What to produce
Transcribe the listing exactly, leaving out every picture.
________________________________________
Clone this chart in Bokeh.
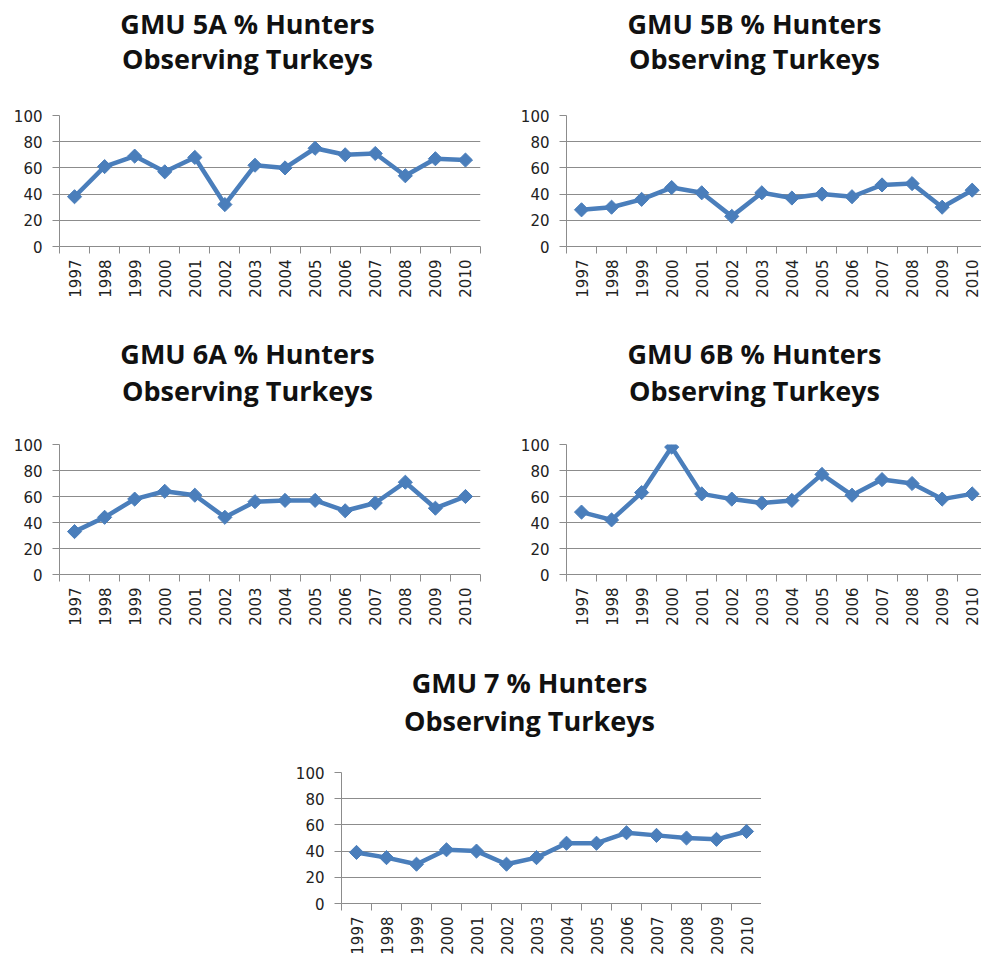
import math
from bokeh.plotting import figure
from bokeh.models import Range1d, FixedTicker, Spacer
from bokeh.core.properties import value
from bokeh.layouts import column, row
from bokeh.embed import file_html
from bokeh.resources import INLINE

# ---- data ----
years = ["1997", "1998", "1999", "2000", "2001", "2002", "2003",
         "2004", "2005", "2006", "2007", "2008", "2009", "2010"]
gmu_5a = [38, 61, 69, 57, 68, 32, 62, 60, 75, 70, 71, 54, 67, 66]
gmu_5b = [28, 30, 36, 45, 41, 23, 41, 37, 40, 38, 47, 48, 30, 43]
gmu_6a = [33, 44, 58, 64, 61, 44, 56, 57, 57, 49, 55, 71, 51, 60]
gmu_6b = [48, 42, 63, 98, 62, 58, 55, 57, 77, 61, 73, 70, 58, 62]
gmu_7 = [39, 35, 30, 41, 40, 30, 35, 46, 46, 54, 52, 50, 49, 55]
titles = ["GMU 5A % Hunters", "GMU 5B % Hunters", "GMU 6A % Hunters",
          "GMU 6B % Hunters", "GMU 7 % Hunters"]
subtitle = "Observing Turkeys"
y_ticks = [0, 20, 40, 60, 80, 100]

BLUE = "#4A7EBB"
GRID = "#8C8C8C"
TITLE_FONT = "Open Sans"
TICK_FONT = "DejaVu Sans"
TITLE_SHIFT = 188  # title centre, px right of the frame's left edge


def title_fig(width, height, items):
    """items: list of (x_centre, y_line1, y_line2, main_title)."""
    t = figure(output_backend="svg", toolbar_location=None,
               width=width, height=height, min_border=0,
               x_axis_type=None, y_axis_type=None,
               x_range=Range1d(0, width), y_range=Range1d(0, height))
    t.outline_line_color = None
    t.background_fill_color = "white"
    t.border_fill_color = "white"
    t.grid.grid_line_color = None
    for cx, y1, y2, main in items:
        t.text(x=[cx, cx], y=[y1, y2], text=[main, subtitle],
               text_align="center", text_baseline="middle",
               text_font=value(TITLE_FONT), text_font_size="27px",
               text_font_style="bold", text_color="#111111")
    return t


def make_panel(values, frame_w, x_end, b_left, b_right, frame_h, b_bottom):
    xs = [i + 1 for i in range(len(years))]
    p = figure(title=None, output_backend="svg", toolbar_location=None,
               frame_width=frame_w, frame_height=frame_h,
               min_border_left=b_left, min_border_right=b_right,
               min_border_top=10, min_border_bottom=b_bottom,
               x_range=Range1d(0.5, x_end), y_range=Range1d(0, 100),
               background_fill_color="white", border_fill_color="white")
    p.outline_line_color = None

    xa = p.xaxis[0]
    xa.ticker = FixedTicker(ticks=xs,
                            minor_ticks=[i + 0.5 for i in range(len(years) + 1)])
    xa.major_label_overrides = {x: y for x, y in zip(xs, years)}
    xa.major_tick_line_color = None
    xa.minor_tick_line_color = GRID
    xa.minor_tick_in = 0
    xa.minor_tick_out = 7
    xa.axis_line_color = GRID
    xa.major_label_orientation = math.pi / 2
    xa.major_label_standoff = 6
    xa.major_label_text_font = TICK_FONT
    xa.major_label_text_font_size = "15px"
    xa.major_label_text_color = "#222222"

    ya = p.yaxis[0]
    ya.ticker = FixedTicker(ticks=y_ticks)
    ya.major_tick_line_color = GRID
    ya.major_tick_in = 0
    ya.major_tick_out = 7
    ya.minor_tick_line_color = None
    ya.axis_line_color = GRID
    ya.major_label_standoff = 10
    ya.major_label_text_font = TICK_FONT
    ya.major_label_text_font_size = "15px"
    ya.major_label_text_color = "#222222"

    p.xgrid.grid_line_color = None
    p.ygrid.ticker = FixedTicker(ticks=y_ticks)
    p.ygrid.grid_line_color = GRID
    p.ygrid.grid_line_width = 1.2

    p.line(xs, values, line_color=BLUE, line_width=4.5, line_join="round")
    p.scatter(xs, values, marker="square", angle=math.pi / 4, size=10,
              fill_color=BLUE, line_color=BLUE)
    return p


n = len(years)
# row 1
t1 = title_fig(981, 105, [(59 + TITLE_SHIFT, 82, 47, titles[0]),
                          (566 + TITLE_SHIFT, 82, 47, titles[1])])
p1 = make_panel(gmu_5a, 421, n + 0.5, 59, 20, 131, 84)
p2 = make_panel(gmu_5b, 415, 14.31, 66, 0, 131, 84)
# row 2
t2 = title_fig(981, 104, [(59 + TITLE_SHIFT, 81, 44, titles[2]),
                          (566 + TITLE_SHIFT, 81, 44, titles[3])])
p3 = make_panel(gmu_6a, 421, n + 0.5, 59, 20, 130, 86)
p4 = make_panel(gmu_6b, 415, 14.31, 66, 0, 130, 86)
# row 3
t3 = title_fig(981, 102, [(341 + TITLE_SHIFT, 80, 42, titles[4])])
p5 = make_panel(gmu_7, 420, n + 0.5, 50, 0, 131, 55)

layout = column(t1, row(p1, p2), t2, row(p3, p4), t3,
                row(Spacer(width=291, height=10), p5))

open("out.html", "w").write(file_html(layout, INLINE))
________________________________________
Right answer
Clone this chart in Bokeh.
import math
from bokeh.plotting import figure
from bokeh.models import Range1d, FixedTicker, Spacer
from bokeh.core.properties import value
from bokeh.layouts import column, row
from bokeh.embed import file_html
from bokeh.resources import INLINE

# ---- data ----
years = ["1997", "1998", "1999", "2000", "2001", "2002", "2003",
         "2004", "2005", "2006", "2007", "2008", "2009", "2010"]
gmu_5a = [38, 61, 69, 57, 68, 32, 62, 60, 75, 70, 71, 54, 67, 66]
gmu_5b = [28, 30, 36, 45, 41, 23, 41, 37, 40, 38, 47, 48, 30, 43]
gmu_6a = [33, 44, 58, 64, 61, 44, 56, 57, 57, 49, 55, 71, 51, 60]
gmu_6b = [48, 42, 63, 98, 62, 58, 55, 57, 77, 61, 73, 70, 58, 62]
gmu_7 = [39, 35, 30, 41, 40, 30, 35, 46, 46, 54, 52, 50, 49, 55]
titles = ["GMU 5A % Hunters", "GMU 5B % Hunters", "GMU 6A % Hunters",
          "GMU 6B % Hunters", "GMU 7 % Hunters"]
subtitle = "Observing Turkeys"
y_ticks = [0, 20, 40, 60, 80, 100]

BLUE = "#4A7EBB"
GRID = "#8C8C8C"
TITLE_FONT = "Open Sans"
TICK_FONT = "DejaVu Sans"
TITLE_SHIFT = 188  # title centre, px right of the frame's left edge


def title_fig(width, height, items):
    """items: list of (x_centre, y_line1, y_line2, main_title)."""
    t = figure(output_backend="svg", toolbar_location=None,
               width=width, height=height, min_border=0,
               x_axis_type=None, y_axis_type=None,
               x_range=Range1d(0, width), y_range=Range1d(0, height))
    t.outline_line_color = None
    t.background_fill_color = "white"
    t.border_fill_color = "white"
    t.grid.grid_line_color = None
    for cx, y1, y2, main in items:
        t.text(x=[cx, cx], y=[y1, y2], text=[main, subtitle],
               text_align="center", text_baseline="middle",
               text_font=value(TITLE_FONT), text_font_size="27px",
               text_font_style="bold", text_color="#111111")
    return t


def make_panel(values, frame_w, x_end, b_left, b_right, frame_h, b_bottom):
    xs = [i + 1 for i in range(len(years))]
    p = figure(title=None, output_backend="svg", toolbar_location=None,
               frame_width=frame_w, frame_height=frame_h,
               min_border_left=b_left, min_border_right=b_right,
               min_border_top=10, min_border_bottom=b_bottom,
               x_range=Range1d(0.5, x_end), y_range=Range1d(0, 100),
               background_fill_color="white", border_fill_color="white")
    p.outline_line_color = None

    xa = p.xaxis[0]
    xa.ticker = FixedTicker(ticks=xs,
                            minor_ticks=[i + 0.5 for i in range(len(years) + 1)])
    xa.major_label_overrides = {x: y for x, y in zip(xs, years)}
    xa.major_tick_line_color = None
    xa.minor_tick_line_color = GRID
    xa.minor_tick_in = 0
    xa.minor_tick_out = 7
    xa.axis_line_color = GRID
    xa.major_label_orientation = math.pi / 2
    xa.major_label_standoff = 6
    xa.major_label_text_font = TICK_FONT
    xa.major_label_text_font_size = "15px"
    xa.major_label_text_color = "#222222"

    ya = p.yaxis[0]
    ya.ticker = FixedTicker(ticks=y_ticks)
    ya.major_tick_line_color = GRID
    ya.major_tick_in = 0
    ya.major_tick_out = 7
    ya.minor_tick_line_color = None
    ya.axis_line_color = GRID
    ya.major_label_standoff = 10
    ya.major_label_text_font = TICK_FONT
    ya.major_label_text_font_size = "15px"
    ya.major_label_text_color = "#222222"

    p.xgrid.grid_line_color = None
    p.ygrid.ticker = FixedTicker(ticks=y_ticks)
    p.ygrid.grid_line_color = GRID
    p.ygrid.grid_line_width = 1.2

    p.line(xs, values, line_color=BLUE, line_width=4.5, line_join="round")
    p.scatter(xs, values, marker="square", angle=math.pi / 4, size=10,
              fill_color=BLUE, line_color=BLUE)
    return p


n = len(years)
# row 1
t1 = title_fig(981, 105, [(59 + TITLE_SHIFT, 82, 47, titles[0]),
                          (566 + TITLE_SHIFT, 82, 47, titles[1])])
p1 = make_panel(gmu_5a, 421, n + 0.5, 59, 20, 131, 84)
p2 = make_panel(gmu_5b, 415, 14.31, 66, 0, 131, 84)
# row 2
t2 = title_fig(981, 104, [(59 + TITLE_SHIFT, 81, 44, titles[2]),
                          (566 + TITLE_SHIFT, 81, 44, titles[3])])
p3 = make_panel(gmu_6a, 421, n + 0.5, 59, 20, 130, 86)
p4 = make_panel(gmu_6b, 415, 14.31, 66, 0, 130, 86)
# row 3
t3 = title_fig(981, 102, [(341 + TITLE_SHIFT, 80, 42, titles[4])])
p5 = make_panel(gmu_7, 420, n + 0.5, 50, 0, 131, 55)

layout = column(t1, row(p1, p2), t2, row(p3, p4), t3,
                row(Spacer(width=291, height=10), p5))

open("out.html", "w").write(file_html(layout, INLINE))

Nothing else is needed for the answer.